In 1943, a former Notre Dame Monogram three-time award winner got the chance to play for the Chicago Bears when some of their players were drafted into the war. This offensive tackle was a large man with a wry smile and a great sense of humor. The stories of his antics became family folklore, much like Paul Bunyan. At 6'4" and over 230 pounds, he actually reminded people of Paul Bunyan. Even though he could easily intimidate (especially when, years later, boys started calling on his two daughters), it was his quick wit and general zaniness that left the biggest impression. After his one championship season with the Bears, playing alongside greats like Sid Luckman and Bronko Nagurski, he went on to become a successful salesman. He saw one of his daughters get married, and the birth of two grandchildren. Sadly, though, William (Bill) Steinkemper, my grandfather, died years before his time and shortly before I was born.

I never had the chance to sit on his knee, play catch with him, or ask about his stint with the Bears. As I get older, I think often about a relationship that never was and how it has shaped me as a man. I imagine the stories he must have had and the wisdom he could have shared. At times, when I allow myself to think hard about it, I ache. For some, that may not make sense. How is it possible to miss someone they've never known? I'm learning more and more each day, during life's inevitable trials, how real that pain can be.

The 1943 team picture (he's #35) hangs in my house as well as an "action" photo of my grandfather blocking for Sid Luckman. I see these photos everyday. They are my connection to him. While these photos can only offer a glimpse of the man he was, they still provide me with enormous pride and joy. I honor him with those photos. I also honor him when I explain to people that the Bears are part of my family heritage, however brief that stint may have been. Every Sunday from September through February (hopefully), I dutifully watch my Chicago Bears. I've cried after losses. I've danced after wins. I've broken a remote control. I've done victory laps through my house. I've punched countless pillows. I've alienated my perfect bride. I've even started a blog.

I guess, deep down, I do all of these things to honor the memory of the grandfather I never knew. I'm sure most fans have a similar story about their favorite team. While a relative or friend may not have played for that team, I'm sure there are countless memories and rituals about that team that involve a grandfather, father, mother, brother, sister or friend. These moments have helped shape each of us. It is, for lack of a better word, a legacy.

In the end, the cynical amongst us may claim that being a diehard fan is nothing more than rooting for laundry. But, that laundry represents something far more important than wins, money, bragging rights, or media fodder. It is a connection to our collective pasts, presents, and futures. For some, it is the only way to relate to family or friends. For others, it is an escape from the sometimes painful reality of life. Regardless of the reason, it is important, and it is every bit as real for us as it is for the men who are lucky enough to compete.

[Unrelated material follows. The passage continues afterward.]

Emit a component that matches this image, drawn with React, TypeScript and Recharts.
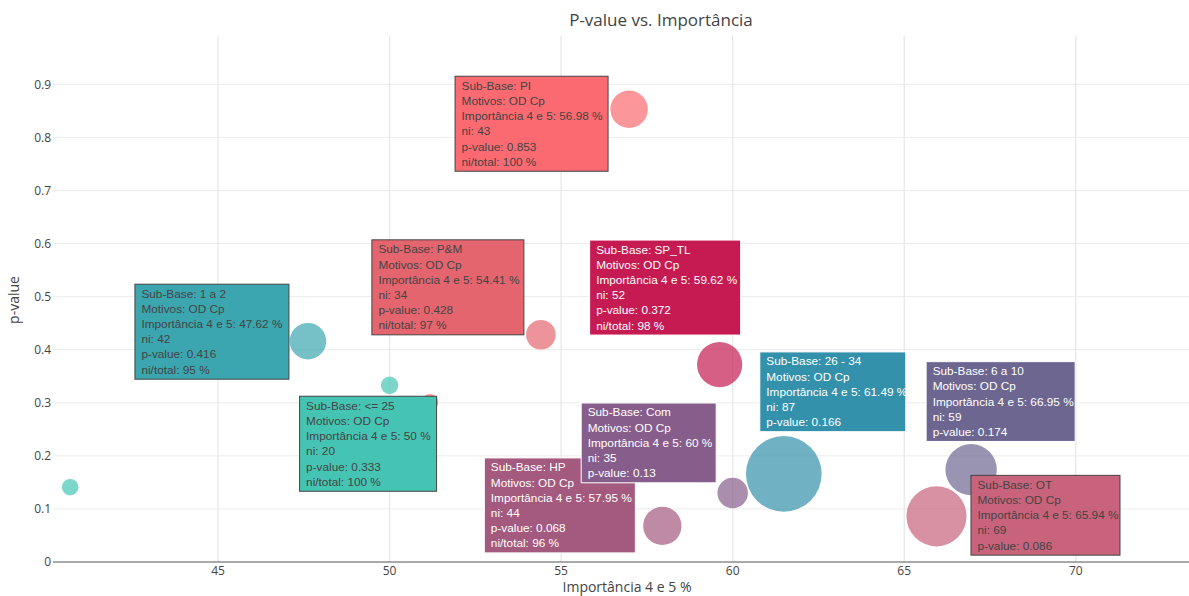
import React from 'react';
import { ScatterChart, Scatter, XAxis, YAxis, ZAxis, CartesianGrid, Cell } from 'recharts';

// one entry per sub-base; the first two bubbles carry no hover label in the picture
const subBases = ['', '', '1 a 2', '<= 25', 'P&M', 'PI', 'SP_TL', 'HP', 'Com', '26 - 34', '6 a 10', 'OT'];
const importancia = [40.69, 51.18, 47.62, 50, 54.41, 56.98, 59.62, 57.95, 60, 61.49, 66.95, 65.94];
const pValues = [0.141, 0.301, 0.416, 0.333, 0.428, 0.853, 0.372, 0.068, 0.13, 0.166, 0.174, 0.086];
const niValues = [19, 19, 42, 20, 34, 43, 52, 44, 35, 87, 59, 69];
const niTotal: (number | null)[] = [null, null, 95, 100, 97, 100, 98, 96, null, null, null, null];
const motivo = 'OD Cp';

const colors = ['#46C4B3', '#FA6A70', '#3CA6B0', '#46C4B3', '#E5656F', '#FA6A70', '#C51B52', '#A45A7E', '#875E8B', '#3391AB', '#6C6690', '#C8637B'];
const darkText = [true, true, true, true, true, true, false, false, false, false, false, true];

const xTicks = [45, 50, 55, 60, 65, 70];
const yTicks = [0, 0.1, 0.2, 0.3, 0.4, 0.5, 0.6, 0.7, 0.8, 0.9];
const xDomain = [40.19, 73.3];
const yDomain = [0, 0.991];

// hover-label placement relative to the bubble centre: [left, top, width]
const labelBoxes: ([number, number, number] | null)[] = [
  null,
  null,
  [-173, -57, 154],
  [-90, 11, 137],
  [-169, -95, 152],
  [-174, -33, 153],
  [-130, -124.5, 151],
  [-178, -68, 151],
  [-151.5, -90, 135],
  [-24, -122, 146],
  [-45, -108, 149],
  [34.5, -41, 149],
];

const W = 1189;
const H = 596;
const maxNi = 87;
const maxDiameter = 75.7;

const rows = subBases.map((name, i) => ({
  name,
  x: importancia[i],
  y: pValues[i],
  ni: niValues[i],
  area: niValues[i] * niValues[i],
  total: niTotal[i],
  idx: i,
}));

const labelRows = rows.filter((r) => labelBoxes[r.idx]);

const LINE = 15.2;

const HoverBox = (props: any) => {
  const { cx, cy, payload } = props;
  const box = labelBoxes[payload.idx];
  if (!box || cx == null) return <g />;
  const lines = [
    `Sub-Base: ${payload.name}`,
    `Motivos: ${motivo}`,
    `Importância 4 e 5: ${payload.x} %`,
    `ni: ${payload.ni}`,
    `p-value: ${payload.y}`,
  ];
  if (payload.total != null) lines.push(`ni/total: ${payload.total} %`);
  const left = cx + box[0];
  const top = cy + box[1];
  const height = 13.5 + LINE * (lines.length - 1) + 5.5;
  const txt = darkText[payload.idx] ? '#444' : '#fff';
  return (
    <g>
      <rect x={left} y={top} width={box[2]} height={height} fill={colors[payload.idx]} stroke={txt} strokeWidth={1} />
      {lines.map((l, k) => (
        <text
          key={k}
          x={left + 6.5}
          y={top + 13.5 + k * LINE}
          fill={txt}
          fontSize={11.8}
          fontFamily='"Liberation Sans", Arial, sans-serif'
        >
          {l}
        </text>
      ))}
    </g>
  );
};

const tickStyle = { fontSize: 12, fill: '#444', fontFamily: '"Open Sans", sans-serif' };

// grid only at the tick values (no lines at the plot's top and left edges)
const hLines = (p: any) => {
  const o = p.offset;
  return yTicks.slice(1).map((t) => o.top + o.height * (1 - (t - yDomain[0]) / (yDomain[1] - yDomain[0])));
};
const vLines = (p: any) => {
  const o = p.offset;
  return xTicks.map((t) => o.left + (o.width * (t - xDomain[0])) / (xDomain[1] - xDomain[0]));
};

export default function App() {
  return (
    <div style={{ position: 'absolute', left: 0, top: 0, width: W, height: H, background: '#fff' }}>
      <ScatterChart width={W} height={H} margin={{ top: 36, right: 0, bottom: 0, left: 0 }}>
        <CartesianGrid vertical={false} stroke="#ececec" strokeWidth={1} horizontalCoordinatesGenerator={hLines} />
        <CartesianGrid horizontal={false} stroke="#e9e9e9" strokeWidth={1.4} verticalCoordinatesGenerator={vLines} />
        <XAxis
          type="number"
          dataKey="x"
          domain={xDomain}
          ticks={xTicks}
          allowDataOverflow
          height={34}
          tickSize={0}
          tickMargin={4}
          tick={tickStyle}
          axisLine={{ stroke: '#555', strokeWidth: 1 }}
        />
        <YAxis
          type="number"
          dataKey="y"
          domain={yDomain}
          ticks={yTicks}
          allowDataOverflow
          width={53}
          tickSize={0}
          tickMargin={2}
          tick={tickStyle}
          axisLine={false}
        />
        <ZAxis
          type="number"
          dataKey="area"
          domain={[0, maxNi * maxNi]}
          range={[0, Math.PI * (maxDiameter / 2) * (maxDiameter / 2)]}
        />
        <Scatter data={rows} isAnimationActive={false}>
          {rows.map((r) => (
            <Cell key={r.idx} fill={colors[r.idx]} fillOpacity={0.7} />
          ))}
        </Scatter>
        <Scatter data={labelRows} isAnimationActive={false} shape={HoverBox} />
      </ScatterChart>
      <svg
        width={W}
        height={H}
        style={{ position: 'absolute', left: 0, top: 0, pointerEvents: 'none' }}
        fontFamily='"Open Sans", sans-serif'
      >
        <text x={661} y={26} textAnchor="middle" fontSize={17} fill="#444">
          P-value vs. Importância
        </text>
        <text x={627} y={592} textAnchor="middle" fontSize={14} fill="#444">
          Importância 4 e 5 %
        </text>
        <text x={19} y={300} textAnchor="middle" fontSize={14} fill="#444" transform="rotate(-90 19 300)">
          p-value
        </text>
      </svg>
    </div>
  );
}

So, today I find myself reflecting upon the reasons I became a Bears fan, and how lucky I am that my grandfather played for a real organization like the Chicago Bears rather than that Mickey Mouse operation they run in Green Bay. :-)

Later this week, I'll put a preview together in the hopes I can provide Mike Martz with some tips on beating the Dom Capers defense. But, today, I'd like to hear other fan origin stories. What's yours?

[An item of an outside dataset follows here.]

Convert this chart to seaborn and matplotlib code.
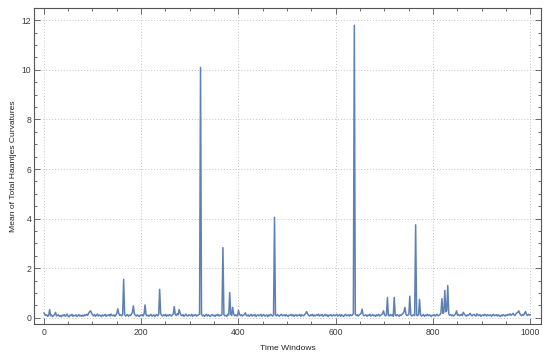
import numpy as np
import pandas as pd
import matplotlib
matplotlib.use("Agg")
import matplotlib.pyplot as plt
from matplotlib.ticker import MultipleLocator
import seaborn as sns

# Time windows 0..1000 sampled every 2 windows
windows = np.arange(0, 1001, 2)

# Mean of total Haantjes curvatures per window
curvature = [
    0.20, 0.14, 0.09, 0.12, 0.06, 0.10, 0.33, 0.08, 0.11, 0.05, 0.09, 0.13, 0.22, 0.07, 0.10, 0.12, 0.06, 0.09, 0.04, 0.11,
    0.08, 0.13, 0.06, 0.10, 0.15, 0.07, 0.04, 0.11, 0.09, 0.14, 0.06, 0.10, 0.08, 0.12, 0.05, 0.09, 0.13, 0.07, 0.10, 0.06,
    0.11, 0.07, 0.12, 0.09, 0.14, 0.10, 0.18, 0.24, 0.28, 0.20, 0.12, 0.08, 0.13, 0.06, 0.10, 0.15, 0.07, 0.11, 0.09, 0.05,
    0.12, 0.08, 0.10, 0.14, 0.06, 0.11, 0.09, 0.13, 0.07, 0.15, 0.10, 0.08, 0.12, 0.06, 0.11, 0.18, 0.36, 0.17, 0.09, 0.12,
    0.08, 0.14, 1.55, 0.12, 0.07, 0.10, 0.13, 0.06, 0.11, 0.09, 0.15, 0.22, 0.48, 0.16, 0.10, 0.07, 0.12, 0.09, 0.05, 0.11,
    0.09, 0.13, 0.07, 0.16, 0.52, 0.12, 0.08, 0.11, 0.06, 0.10, 0.14, 0.07, 0.09, 0.12, 0.05, 0.10, 0.13, 0.08, 0.14, 1.15,
    0.18, 0.10, 0.07, 0.12, 0.09, 0.14, 0.06, 0.11, 0.08, 0.13, 0.10, 0.07, 0.12, 0.15, 0.45, 0.14, 0.09, 0.16, 0.12, 0.33,
    0.20, 0.11, 0.08, 0.13, 0.06, 0.10, 0.15, 0.09, 0.07, 0.12, 0.10, 0.08, 0.14, 0.06, 0.11, 0.09, 0.13, 0.07, 0.10, 0.12,
    0.14, 10.1, 0.13, 0.08, 0.11, 0.06, 0.10, 0.14, 0.07, 0.12, 0.09, 0.05, 0.11, 0.13, 0.08, 0.10, 0.06, 0.12, 0.09, 0.14,
    0.07, 0.11, 0.09, 0.13, 2.83, 0.12, 0.08, 0.10, 0.06, 0.14, 0.11, 1.02, 0.15, 0.09, 0.42, 0.16, 0.08, 0.12, 0.10, 0.07,
    0.30, 0.14, 0.09, 0.12, 0.07, 0.11, 0.13, 0.20, 0.10, 0.08, 0.12, 0.06, 0.10, 0.14, 0.07, 0.11, 0.09, 0.13, 0.05, 0.10,
    0.12, 0.08, 0.11, 0.14, 0.06, 0.10, 0.13, 0.07, 0.09, 0.12, 0.05, 0.11, 0.08, 0.14, 0.10, 0.07, 0.12, 4.05, 0.11, 0.08,
    0.13, 0.09, 0.06, 0.11, 0.14, 0.08, 0.10, 0.12, 0.07, 0.13, 0.09, 0.05, 0.11, 0.10, 0.14, 0.08, 0.12, 0.06, 0.10, 0.13,
    0.07, 0.11, 0.09, 0.14, 0.06, 0.12, 0.10, 0.08, 0.13, 0.18, 0.25, 0.16, 0.10, 0.07, 0.12, 0.09, 0.14, 0.06, 0.11, 0.08,
    0.12, 0.10, 0.15, 0.07, 0.11, 0.09, 0.13, 0.06, 0.10, 0.14, 0.08, 0.12, 0.05, 0.11, 0.09, 0.13, 0.07, 0.10, 0.12, 0.08,
    0.11, 0.14, 0.07, 0.10, 0.13, 0.06, 0.12, 0.09, 0.05, 0.11, 0.14, 0.08, 0.10, 0.12, 0.07, 0.13, 0.09, 0.11, 0.16, 11.8,
    0.15, 0.09, 0.12, 0.07, 0.11, 0.14, 0.18, 0.35, 0.13, 0.08, 0.10, 0.12, 0.06, 0.11, 0.09, 0.14, 0.07, 0.10, 0.13, 0.08,
    0.11, 0.06, 0.12, 0.09, 0.14, 0.07, 0.10, 0.13, 0.17, 0.28, 0.12, 0.08, 0.11, 0.82, 0.10, 0.07, 0.13, 0.09, 0.12, 0.06,
    0.82, 0.11, 0.08, 0.13, 0.10, 0.06, 0.12, 0.09, 0.14, 0.18, 0.24, 0.42, 0.15, 0.09, 0.11, 0.13, 0.87, 0.12, 0.07, 0.10,
    0.13, 0.09, 3.75, 0.11, 0.08, 0.14, 0.74, 0.12, 0.07, 0.10, 0.13, 0.06, 0.11, 0.09, 0.14, 0.08, 0.12, 0.10, 0.05, 0.11,
    0.09, 0.13, 0.07, 0.11, 0.14, 0.08, 0.10, 0.12, 0.20, 0.77, 0.18, 0.22, 1.10, 0.25, 0.30, 1.30, 0.16, 0.10, 0.13, 0.08,
    0.11, 0.07, 0.12, 0.16, 0.28, 0.10, 0.13, 0.08, 0.11, 0.14, 0.09, 0.22, 0.15, 0.10, 0.07, 0.12, 0.09, 0.13, 0.18, 0.11,
    0.08, 0.12, 0.14, 0.10, 0.07, 0.16, 0.11, 0.09, 0.13, 0.06, 0.10, 0.12, 0.08, 0.14, 0.11, 0.07, 0.13, 0.09, 0.10, 0.12,
    0.06, 0.11, 0.14, 0.08, 0.10, 0.13, 0.07, 0.12, 0.09, 0.05, 0.11, 0.08, 0.13, 0.10, 0.07, 0.12, 0.09, 0.14, 0.11, 0.16,
    0.10, 0.13, 0.18, 0.12, 0.09, 0.15, 0.20, 0.22, 0.28, 0.17, 0.11, 0.08, 0.13, 0.10, 0.19, 0.25, 0.12, 0.09, 0.14, 0.11,
    0.13,
]

x_ticks = [0, 200, 400, 600, 800, 1000]
y_ticks = [0, 2, 4, 6, 8, 10, 12]

df = pd.DataFrame({"window": windows, "curvature": curvature})

sns.set_style("ticks")
plt.rcParams["font.family"] = ["Liberation Sans", "DejaVu Sans"]

frame_col = "#555555"
text_col = "#3a3a3a"

fig = plt.figure(figsize=(5.5, 3.58), dpi=100)
ax = fig.add_axes([0.062, 0.095, 0.922, 0.883])

sns.lineplot(data=df, x="window", y="curvature", ax=ax,
             color="#5E81B5", linewidth=1.1, estimator=None)

ax.set_xlim(-20, 1022)
ax.set_ylim(-0.25, 12.5)
ax.set_xticks(x_ticks)
ax.set_yticks(y_ticks)
ax.xaxis.set_minor_locator(MultipleLocator(50))
ax.yaxis.set_minor_locator(MultipleLocator(0.5))

ax.grid(True, which="major", linestyle=(0, (1, 2)), color="#c4c4c4", linewidth=0.7)
ax.set_axisbelow(True)

for side in ["left", "right", "top", "bottom"]:
    ax.spines[side].set_visible(True)
    ax.spines[side].set_color(frame_col)
    ax.spines[side].set_linewidth(0.8)

ax.tick_params(which="both", direction="in", top=True, right=True,
               color=frame_col, labelcolor=text_col, labelsize=6.2, width=0.6)
ax.tick_params(which="major", length=4)
ax.tick_params(which="minor", length=2)
ax.tick_params(axis="x", which="major", pad=3)
ax.tick_params(axis="y", which="major", pad=2)

ax.set_xlabel("Time Windows", fontsize=6.1, color="#222222", labelpad=6)
ax.set_ylabel("Mean of Total Haantjes Curvatures", fontsize=6.1, color="#222222", labelpad=3.5)

fig.savefig("out.png", dpi=100)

  1. Fantastic read my friend, absolutely wonderful to read.

    My story is probably the polar opposite as I don’t have even the slightest connection to the team, other than being enamored with the bigger than life personalities of the 80’s Bears.

    One of my earliest memories is watching Super Bowl XX.

    Players like Walter Payton, Mike Singletary became my childhood heroes, odd for a kid from Houston. My parents bought me countless jackets, jerseys and even watches of my favorite team.

    One of the saddest memories of mine is Payton’s last game in the playoffs vs the Redskins and that image of him sitting on the sideline with his hands on his helmet.

    The other being when I was grown and heard he’d passed away.

    Neal Anderson, Mike Tomzack, Chris Zorich, Brad Muster, Jim Miller and hell even Brian Cox are all bouncing around in my memory as Bears.

    As I got older I learned and loved the history the Bears represented, like you said the Bears are more than just a team, they are part of the fabric of what the NFL is!

  2. Thanks for the kind words, Daniel. Glad to hear you enjoyed it.

    I remember the sadness of the day Payton retired, but I remember shedding quite a few tears on the day he died. An absolute tragedy. It still hurts to think about it.

    That is why I love the Bears and football so much. It allows people from all over world with different backgrounds and different stories all rooting for a common goal. If only we could achieve that in other aspects of life...

  3. Thanks for sharing your memories and the story of your connection to the Bears here, William. What a great legacy to be a part of and a great way to honor and continue that legacy.

    As you know, I'm a fan of the "Mickey Mouse operation in Green Bay" :D I've bounced around a lot geographically but Wisconsin really became home to me out of all the places I've lived. I watched the Packers and they were often the butt of jokes, especially during the Majkowski years. It was something that was always just there, but it wasn't until I went to Oregon for college, that what was always in the background and there became an even more important reminder of home. It was my connection every week back here to WI. I could call home and talk to my dad about the game on Sunday and I wasn't that far away. A few years ago, I was in Madison celebrating a high school friend's 30th birthday. Friends and family of friends from high school and we reminisced about the glory days (which for us were NOT glorious!) and we drank Leinies and talked about the Packers too. We might as well have been in Irvine Park or somewhere up here and a dozen years younger (minus the beers of course). Leaving Wisconsin (and later returning) really made being a Packers fan as much about my Wisconsin roots and home as it has been about living and dying week after week with my team.

    Thanks again for such a great blog, William!